Innovating to Join the Dots on housing solutions

| No responses | Posted by: | Theme: Inequality Dynamics & Changemaking, Social Innovation & Investment

In the first of a series of blogs about inspirational innovations that are disrupting the private rented sector we spotlight social enterprise Dot Dot Dot.

Dot Dot Dot is making a big difference in housing with a fantastic concept they have turned into a thriving reality. They place property guardians, who look after empty houses and commercial properties on behalf of owners, in vacant properties ensuring that they are kept tidy and cared for. Property guardianship brings buildings that would otherwise stand empty, back into use as housing. Empty properties are one of the many issues that are contributing to our current housing crisis and so this is both a timely and effective solution.

A Dot Dot Dot property guardian

These buildings can be anything that is suitable to be used or converted into appropriate accommodation: offices, flats, houses, churches, former GP’s surgeries, even disused fire stations. This provides security to the property owner while the building is empty, and provides cheaper housing for the guardians living there. This solution-focused model is both growing and affordable.

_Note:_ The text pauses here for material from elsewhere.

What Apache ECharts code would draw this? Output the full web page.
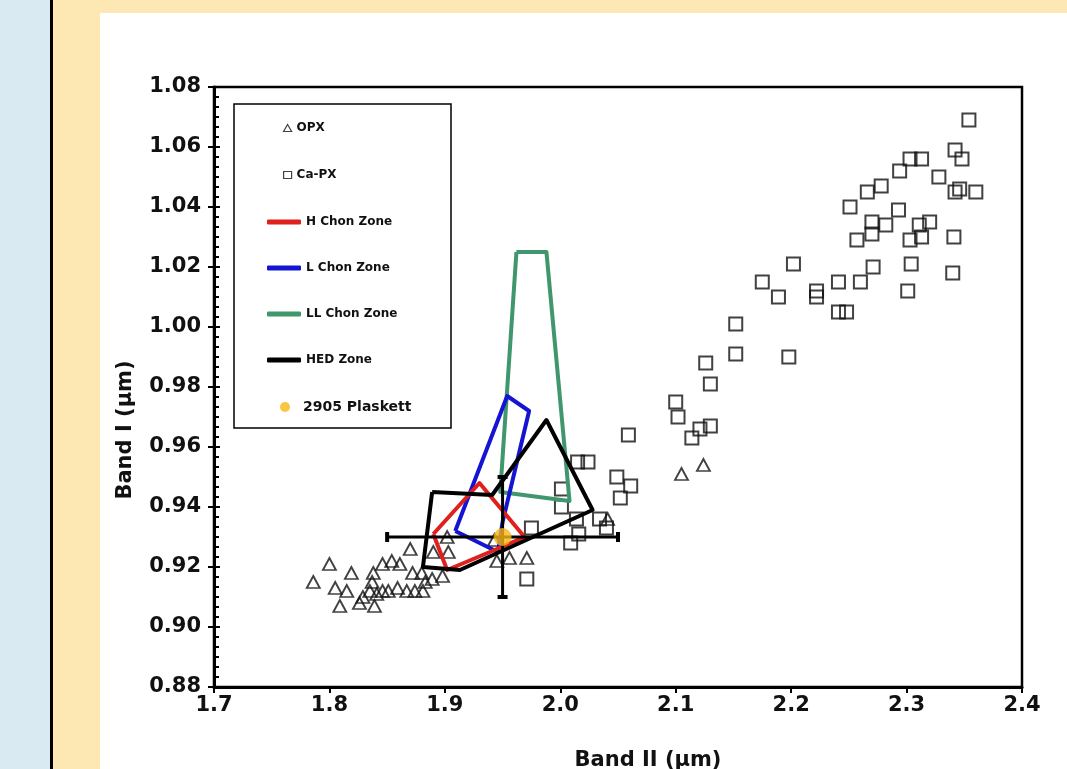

Finding affordable housing is the key challenge for many young people, especially in London and the south-east. Using the property guardianship model Dot Dot Dot has found a way of offering inexpensive accommodation, costing on average £480 per month as compared to the London average of £800.

But Dot Dot Dot is more than just a property guardian agency, all the guardians Dot Dot Dot works with must also commit to volunteering, providing a gift of 16 hours a month of their time. This is what is so great about Dot Dot Dot, they are making an impact on the blight which neglected and boarded up houses can inflict on neighbourhoods, and to add to that they are contributing to social change through volunteering.

Dot Dot Dot property guardians volunteering in their community

Dot Dot Dot plays an active role in the volunteering done too. If guardians don’t have volunteer projects they are already committed to, they help them find what they want to do and make links in the communities they are involved in to make that work happen. They also connect volunteers in those communities. For example in High Wycombe they have a group of tenants who are all involved in volunteer projects, they all know each other and meet socially. On the Peabody Estate in Thamesmead, tenants are guardians in empty properties and many of them are involved in the creative arts so they volunteer in local projects to strengthen the delivery of creative projects in the area.

It’s a great innovation with a synergy that connects empty housing with people, enabling them to give the gift of their time and contribute to the areas they live in so that they can thrive.

So how did it all start?

Katharine Hibbert the founder of Dot Dot Dot has worked on the issue of empty housing for many years as a journalist and consultant. In 2011 Katharine decided to move from talking about the problem to doing something about it. Her deep knowledge of the sector gave her credibility.  So she utilized this expertise to embark on her journey to build the ground-breaking Dot Dot Dot venture which has gone from strength to strength. For Katharine and her team, there is no shortage of would-be property guardians who want to volunteer to support local communities. They work hard to ensure a steady supply of buildings for guardians to live in, this barrier to scale is indicative of the shortage of available properties, one of the symptoms of the current housing crisis.

We asked Katharine about Reimagining Rent, our new housing innovation programme funded by The Nationwide Foundation which will support a group of innovations making the private rented sector work better, particularly for vulnerable people and those on low incomes.

Katharine said:

What’s great about this programme is that the entrepreneurs on it will not be going on their innovation journeys alone, an issue many founders experience. Connecting to a mutual support network and peer learning to grow ventures is a crucial attribute of the Reimagining Rent programme. Access to investment is also a real asset. I wish this programme all my best and hope it grows many more innovations that improve the Private Rented Sector.